Um aparelho de rádio é companheiro imprescindível no carro de comando. É através dele que gere muitas das operações, desde as equipas ao contacto com outras corporações e também para obter informações
Atualmente, os Bombeiros de Alcoutim contam com 25 membros efetivos e entre 12 a 15 voluntários adicionais. Mas deviam ser mais. De acordo com José Ribeiros, há um défice de cerca de 8 a 10 pessoas. Embora a profissionalização de todos os membros pudesse ajudar e apresentar-se como uma solução, os voluntários seriam sempre necessários. “O voluntariado é um complemento vital. No entanto, o número de voluntários está a diminuir cada vez mais. A situação é ainda mais desafiante devido ao facto de, no passado, a maioria dos bombeiros ser da vila, enquanto agora muitos residem a 30 ou 40 quilómetros de distância. Embora a tecnologia, como grupos de WhatsApp e SMS, ajude na coordenação, a dificuldade persiste. Muitas vezes, quem chama os bombeiros espera que eles sejam profissionais, o que coloca uma pressão adicional sobre os voluntários, que tentam agir com o máximo profissionalismo, mesmo quando trabalham durante o dia e só conseguem fazer o piquete ou dar disponibilidade durante a noite, o que pode ser um esforço adicional considerável, uma vez que, no dia seguinte, muitos precisam de retomar as suas atividades profissionais habituais”, reforça José, lamentando o parco financiamento às associações de bombeiros.
Tal como a maioria dos bombeiros, este comandante também começou na profissão como voluntário. Tinha 17 anos e acabado de fazer um curso de socorrismo. Mais tarde foi estudar Eletricidade para Évora, área que nunca chegaria a exercer, pois estava escrito nas estrelas que o grande desígnio da sua vida era ser bombeiro a tempo inteiro. Após a formação, quando regressou a Alcoutim, havia uma vaga na corporação local que era necessária preencher e não hesitou em agarrar a oportunidade, até hoje.
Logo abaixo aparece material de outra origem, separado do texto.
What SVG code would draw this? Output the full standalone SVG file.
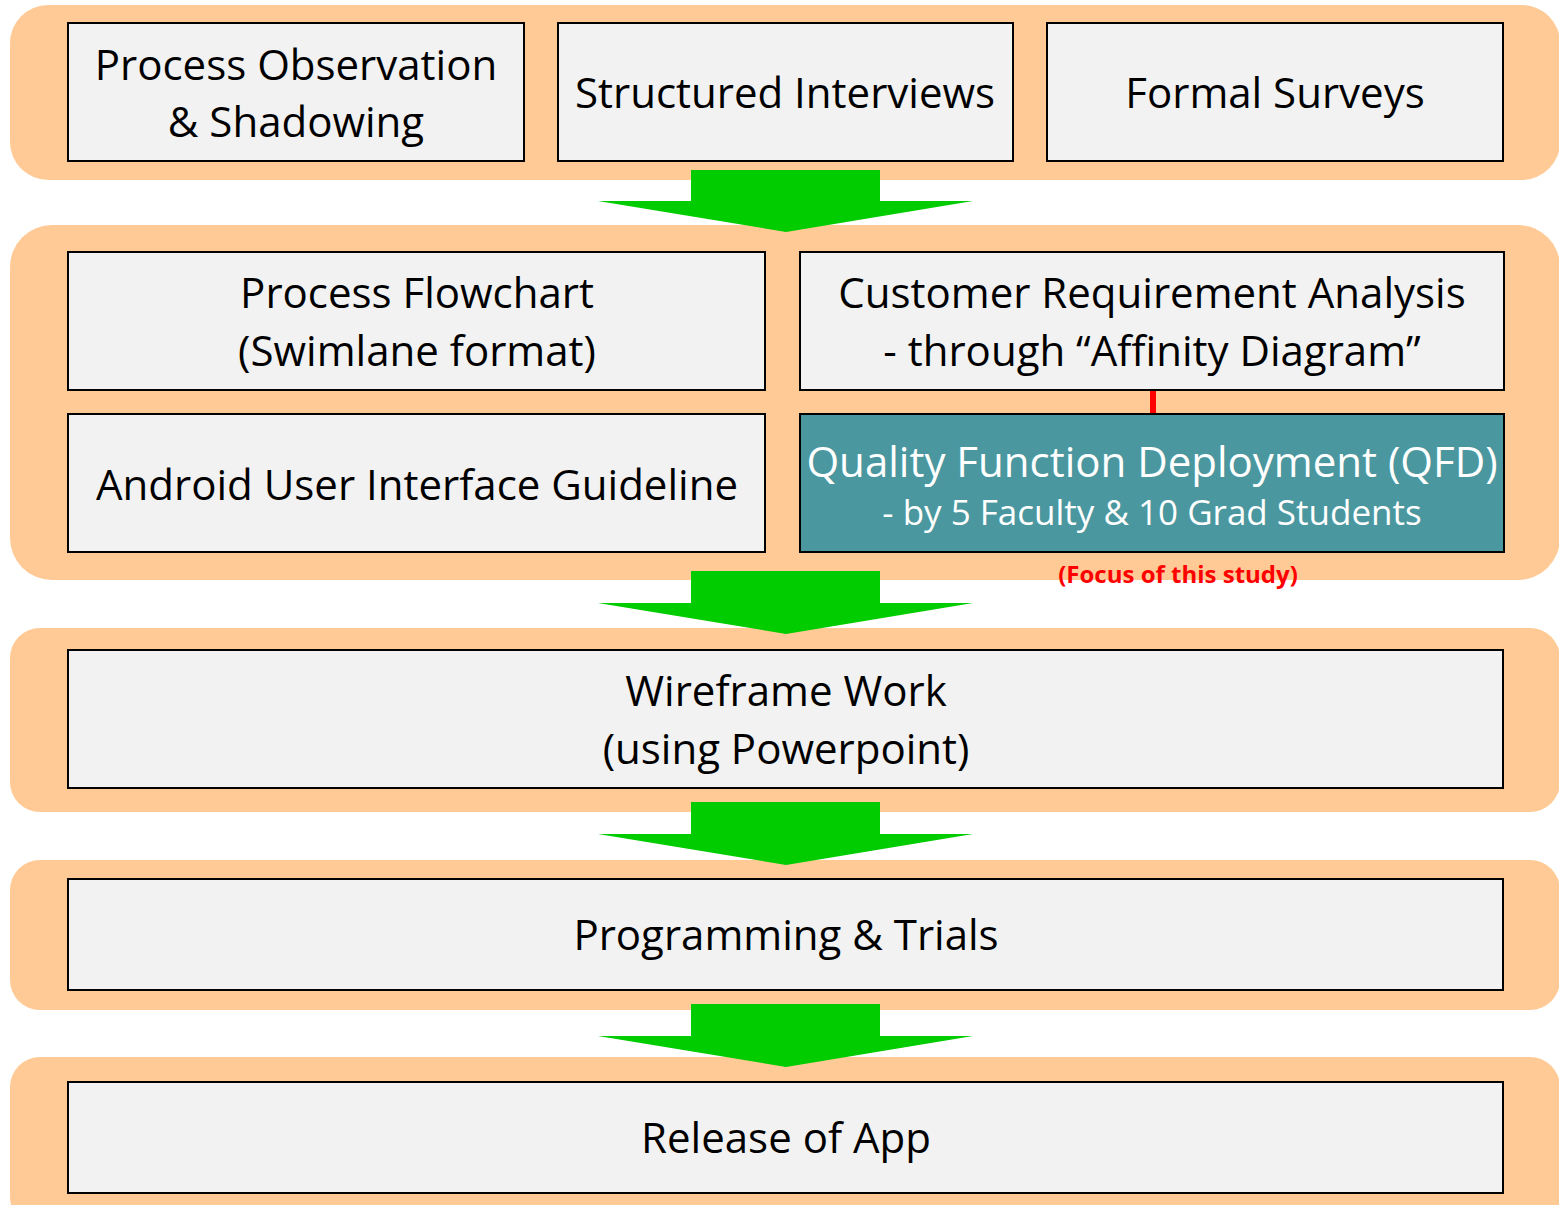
<svg xmlns="http://www.w3.org/2000/svg" width="1559" height="1205" viewBox="0 0 1559 1205">
  <style>
    .band { fill: #FFCA96; }
    .box { fill: #F2F2F2; stroke: #000; stroke-width: 2; }
    .qfd { fill: #4A979F; stroke: #000; stroke-width: 2; }
    .arrow { fill: #00CC00; }
    text { font-family: "Open Sans", "Liberation Sans", sans-serif; text-anchor: middle; }
    .t { font-size: 42px; fill: #000; }
    .tw { font-size: 42px; fill: #fff; }
    .tws { font-size: 35px; fill: #fff; }
    .focus { font-size: 24px; font-weight: bold; fill: #FF0000; }
  </style>
  <rect width="1559" height="1205" fill="#fff"/>

  <!-- stage bands -->
  <g id="bands">
    <rect class="band" x="10" y="5" width="1550" height="175" rx="38"/>
    <rect class="band" x="10" y="225" width="1550" height="355" rx="42"/>
    <rect class="band" x="10" y="628" width="1550" height="184" rx="30"/>
    <rect class="band" x="10" y="860" width="1550" height="150" rx="30"/>
    <rect class="band" x="10" y="1057" width="1550" height="170" rx="30"/>
  </g>

  <!-- connectors -->
  <g id="connectors">
    <polygon class="arrow" points="691,170 880,170 880,201 973,201 786,232 598,201 691,201"/>
    <polygon class="arrow" points="691,571 880,571 880,603 973,603 786,634 598,603 691,603"/>
    <polygon class="arrow" points="691,802 880,802 880,834 973,834 786,865 598,834 691,834"/>
    <polygon class="arrow" points="691,1004 880,1004 880,1036 973,1036 786,1067 598,1036 691,1036"/>
    <rect x="1150" y="390" width="6" height="24" fill="#FF0000"/>
  </g>

  <g id="n-observation">
    <rect class="box" x="68" y="23" width="456" height="138"/>
    <text class="t" x="296" y="80">Process Observation</text>
    <text class="t" x="296" y="137">&amp; Shadowing</text>
  </g>
  <g id="n-interviews">
    <rect class="box" x="558" y="23" width="455" height="138"/>
    <text class="t" x="785" y="108">Structured Interviews</text>
  </g>
  <g id="n-surveys">
    <rect class="box" x="1047" y="23" width="456" height="138"/>
    <text class="t" x="1275" y="108">Formal Surveys</text>
  </g>

  <g id="n-flowchart">
    <rect class="box" x="68" y="252" width="697" height="138"/>
    <text class="t" x="417" y="308">Process Flowchart</text>
    <text class="t" x="417" y="366">(Swimlane format)</text>
  </g>
  <g id="n-requirements">
    <rect class="box" x="800" y="252" width="704" height="138"/>
    <text class="t" x="1152" y="308">Customer Requirement Analysis</text>
    <text class="t" x="1152" y="366">- through “Affinity Diagram”</text>
  </g>
  <g id="n-android">
    <rect class="box" x="68" y="414" width="697" height="138"/>
    <text class="t" x="417" y="500">Android User Interface Guideline</text>
  </g>
  <g id="n-qfd">
    <rect class="qfd" x="800" y="414" width="704" height="138"/>
    <text class="tw" x="1152" y="477">Quality Function Deployment (QFD)</text>
    <text class="tws" x="1152" y="525">- by 5 Faculty &amp; 10 Grad Students</text>
    <text class="focus" x="1178" y="583">(Focus of this study)</text>
  </g>

  <g id="n-wireframe">
    <rect class="box" x="68" y="650" width="1435" height="138"/>
    <text class="t" x="786" y="706">Wireframe Work</text>
    <text class="t" x="786" y="764">(using Powerpoint)</text>
  </g>
  <g id="n-programming">
    <rect class="box" x="68" y="879" width="1435" height="111"/>
    <text class="t" x="786" y="950">Programming &amp; Trials</text>
  </g>
  <g id="n-release">
    <rect class="box" x="68" y="1082" width="1435" height="111"/>
    <text class="t" x="786" y="1153">Release of App</text>
  </g>
</svg>
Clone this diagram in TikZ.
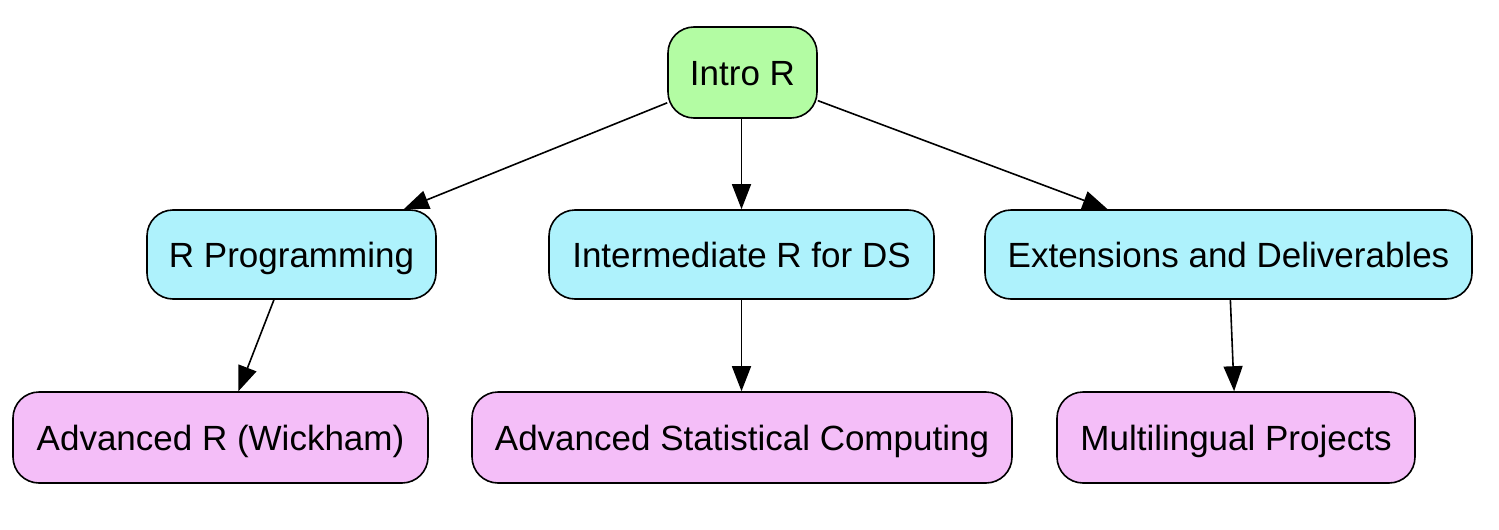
\documentclass[tikz,border=0pt]{standalone}
\usepackage{fontspec}
\setmainfont{Liberation Sans}
\usetikzlibrary{arrows.meta}
\definecolor{cgreen}{HTML}{B3FCA3}
\definecolor{ccyan}{HTML}{AEF2FC}
\definecolor{cpink}{HTML}{F4BEF8}
\begin{document}
\begin{tikzpicture}[x=1pt,y=-1pt,
  box/.style={draw=black,line width=1.6pt,rounded corners=26pt,font=\fontsize{35}{40}\selectfont,inner sep=0pt,text height=32pt,text depth=7pt},
  edge/.style={line width=1.6pt,-{Triangle[length=25pt,width=19pt]}}]
\useasboundingbox (0,0) rectangle (1499,530);
\node[box,fill=cgreen,minimum width=149pt,minimum height=91pt] (intro) at (742.5,72.5) {Intro R};
\node[box,fill=ccyan,minimum width=289pt,minimum height=89pt] (rprog) at (291.5,254.5) {R Programming};
\node[box,fill=ccyan,minimum width=385pt,minimum height=89pt] (inter) at (741.5,254.5) {Intermediate R for DS};
\node[box,fill=ccyan,minimum width=487pt,minimum height=89pt] (ext) at (1228.5,254.5) {Extensions and Deliverables};
\node[box,fill=cpink,minimum width=415pt,minimum height=91pt] (advr) at (220.5,437.5) {Advanced R (Wickham)};
\node[box,fill=cpink,minimum width=540pt,minimum height=91pt] (asc) at (742,437.5) {Advanced Statistical Computing};
\node[box,fill=cpink,minimum width=358pt,minimum height=91pt] (multi) at (1236,437.5) {Multilingual Projects};
\draw[edge] (inter.north |- intro.south) -- (inter.north);
\draw[edge] (intro) -- (rprog);
\draw[edge] (intro) -- (ext);
\draw[edge] (rprog) -- (advr);
\draw[edge] (inter.south) -- (inter.south |- asc.north);
\draw[edge] (ext) -- (multi);
\end{tikzpicture}
\end{document}
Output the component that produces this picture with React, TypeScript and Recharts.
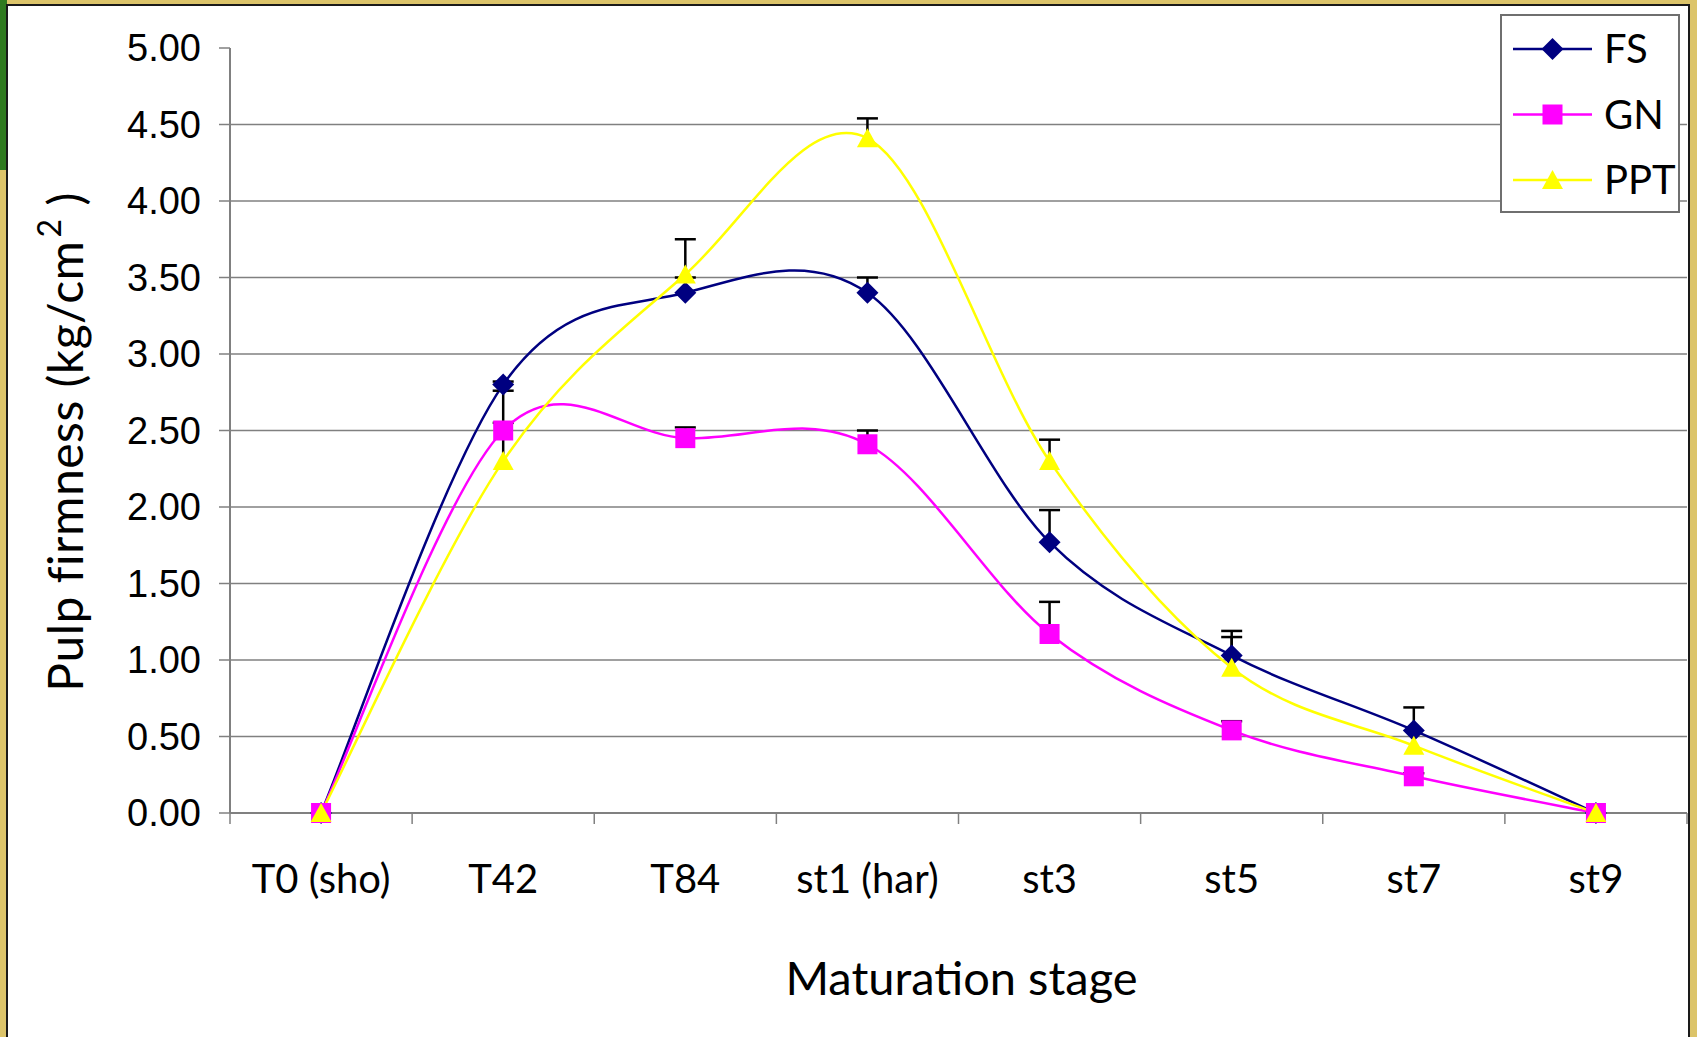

A vida de um comandante para lá do quartel
Pai de dois filhos, uma rapariga, de 22 anos, e um rapaz, de 6, José já tem pelo menos um potencial seguidor, pois o pequeno já veste a farda com orgulho. “Este ano, começámos com uma escola de cadetes, um projeto antigo que reúne uma série de atividades e que está a correr muito bem. Numa terra em que o número de crianças não é muito grande, não estávamos à espera da adesão que tivemos, quase 30 crianças e jovens, entre os 5 e os 18 anos”. No fundo, uma forma de cativar a geração mais nova para uma das mais nobres profissões do mundo, apesar de nem sempre fácil de conciliar com a vida pessoal e familiar, que acaba por ter de ser gerida praticamente ao minuto, dependente que está de acontecimentos externos impossíveis de controlar. Aliás, quando marcámos a entrevista com o José para uma tarde quente do início de agosto, sabíamos de antemão que a mesma podia ser adiada ou interrompida a qualquer momento caso houvesse um pedido de socorro naquela ocasião. Felizmente não aconteceu e ainda houve tempo para acompanhar este comandante a um dos seus hobbies preferidos: a pesca.